Finite order of an element $f(g)$ of a homomorphism $f$ 
Let $G$ and $K$ be groups and $f:G\rightarrow K$ be a group
  homomorphism. Suppose $g\in G$ has finite order $n$. Prove that
  $\mathrm{ord}(f(g))$ is finite and divides $n$.

How can I fix this proof?
We know $g^n=e$. Since $f$ is a homomorphism, then $[f(g)]^n = f(g^n)=f(e)=e$. Let $k\mid n$ and $j\mid n$. Then we can choose the smallest $k$ such that $[f(g)^k]^j=[f(g)]^n$. Thus, $\mathrm{ord}(f(g))=k$ where $k\mid n$.

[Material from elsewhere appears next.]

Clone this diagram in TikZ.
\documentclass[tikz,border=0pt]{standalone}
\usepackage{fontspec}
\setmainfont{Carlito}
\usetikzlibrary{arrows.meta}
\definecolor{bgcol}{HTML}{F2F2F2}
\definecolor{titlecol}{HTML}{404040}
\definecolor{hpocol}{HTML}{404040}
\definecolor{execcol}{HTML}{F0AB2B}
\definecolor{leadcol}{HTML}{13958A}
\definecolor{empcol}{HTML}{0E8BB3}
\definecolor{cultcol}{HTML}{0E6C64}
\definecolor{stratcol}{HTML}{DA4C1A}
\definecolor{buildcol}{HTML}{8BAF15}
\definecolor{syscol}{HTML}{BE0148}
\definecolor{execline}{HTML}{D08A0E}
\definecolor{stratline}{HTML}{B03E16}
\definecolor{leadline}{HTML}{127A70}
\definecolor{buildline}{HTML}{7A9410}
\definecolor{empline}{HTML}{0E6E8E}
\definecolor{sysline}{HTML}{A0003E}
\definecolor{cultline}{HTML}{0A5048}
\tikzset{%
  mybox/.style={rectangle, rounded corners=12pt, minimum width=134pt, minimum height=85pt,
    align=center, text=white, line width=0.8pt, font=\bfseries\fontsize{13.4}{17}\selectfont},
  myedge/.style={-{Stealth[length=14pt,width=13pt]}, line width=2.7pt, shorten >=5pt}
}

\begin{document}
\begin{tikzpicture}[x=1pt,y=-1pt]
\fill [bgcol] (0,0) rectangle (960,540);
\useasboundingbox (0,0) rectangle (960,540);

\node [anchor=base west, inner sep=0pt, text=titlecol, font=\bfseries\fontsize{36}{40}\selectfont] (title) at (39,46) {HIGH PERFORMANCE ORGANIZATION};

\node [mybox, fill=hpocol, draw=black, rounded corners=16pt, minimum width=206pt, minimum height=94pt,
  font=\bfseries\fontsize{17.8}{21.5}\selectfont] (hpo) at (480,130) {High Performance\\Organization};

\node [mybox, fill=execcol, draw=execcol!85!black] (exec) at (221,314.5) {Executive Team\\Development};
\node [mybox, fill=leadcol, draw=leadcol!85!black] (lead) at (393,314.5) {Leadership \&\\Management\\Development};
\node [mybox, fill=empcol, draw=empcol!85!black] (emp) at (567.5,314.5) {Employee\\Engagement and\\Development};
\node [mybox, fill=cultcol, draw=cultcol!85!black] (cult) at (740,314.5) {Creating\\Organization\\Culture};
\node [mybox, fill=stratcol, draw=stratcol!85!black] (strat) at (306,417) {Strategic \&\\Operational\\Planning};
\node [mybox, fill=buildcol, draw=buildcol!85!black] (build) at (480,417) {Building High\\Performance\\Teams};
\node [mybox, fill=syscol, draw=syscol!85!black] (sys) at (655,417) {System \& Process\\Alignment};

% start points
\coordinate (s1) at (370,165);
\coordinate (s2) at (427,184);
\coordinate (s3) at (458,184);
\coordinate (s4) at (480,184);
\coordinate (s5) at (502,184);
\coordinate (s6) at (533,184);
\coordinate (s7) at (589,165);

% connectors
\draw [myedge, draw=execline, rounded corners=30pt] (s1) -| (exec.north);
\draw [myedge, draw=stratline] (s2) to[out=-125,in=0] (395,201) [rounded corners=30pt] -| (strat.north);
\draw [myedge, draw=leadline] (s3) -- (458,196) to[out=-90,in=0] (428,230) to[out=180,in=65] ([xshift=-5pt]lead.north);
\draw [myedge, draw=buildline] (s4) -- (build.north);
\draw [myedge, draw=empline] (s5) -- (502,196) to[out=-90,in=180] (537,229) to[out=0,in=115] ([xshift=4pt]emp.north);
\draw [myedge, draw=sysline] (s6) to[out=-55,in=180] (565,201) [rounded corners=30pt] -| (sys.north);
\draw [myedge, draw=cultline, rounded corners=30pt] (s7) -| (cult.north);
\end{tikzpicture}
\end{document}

This logic seems shaky. How can I improve it? Thanks!
 A: I like to see the order of an element $g\in G$ as the cardinality of
$$
\langle g\rangle=\{g^n:n\in\mathbb{Z}\}
$$
(a natural number in case it's finite, infinity otherwise).
If you know this characterization, then you can observe that $f$ induces a surjective homomorphism $\tilde{f}\colon\langle g\rangle\to\langle f(g)\rangle$ and so, by the homomorphism theorem
$$
\langle f(g)\rangle\cong \langle g\rangle/\ker\tilde{f}
$$
which implies your assert, by Lagrange's theorem.
Now let's prove the characterization of the order. Consider the unique homomorphism $\varepsilon_g\colon \mathbb{Z}\to G$ such that $\varepsilon_g(1)=g$, that is, $\varepsilon_g(n)=g^n$. Then the image of $\varepsilon_g$ is precisely $\langle g\rangle$ and so
$$
\langle g\rangle\cong \mathbb{Z}/\ker\varepsilon_g
$$
If $\ker\varepsilon_g=\{0\}$, then $\varepsilon_g$ is injective, so $g^n\ne1$ for $n>0$, which means that $g$ has infinite order and that $\langle g\rangle$ is infinite. Otherwise, $\ker\varepsilon_g=k\mathbb{Z}$ with $k>0$.
In this case $|\langle g\rangle|=|\mathbb{Z}/k\mathbb{Z}|$. Moreover $g^k=1$, as $k\in\ker\varepsilon_g$. To finish off, observe that, for $0<r<k$, $r\notin\ker\varepsilon_g$, so $g^r\ne1$. Thus $k$ is indeed the minimum exponent $m>0$ such that $g^m=1$.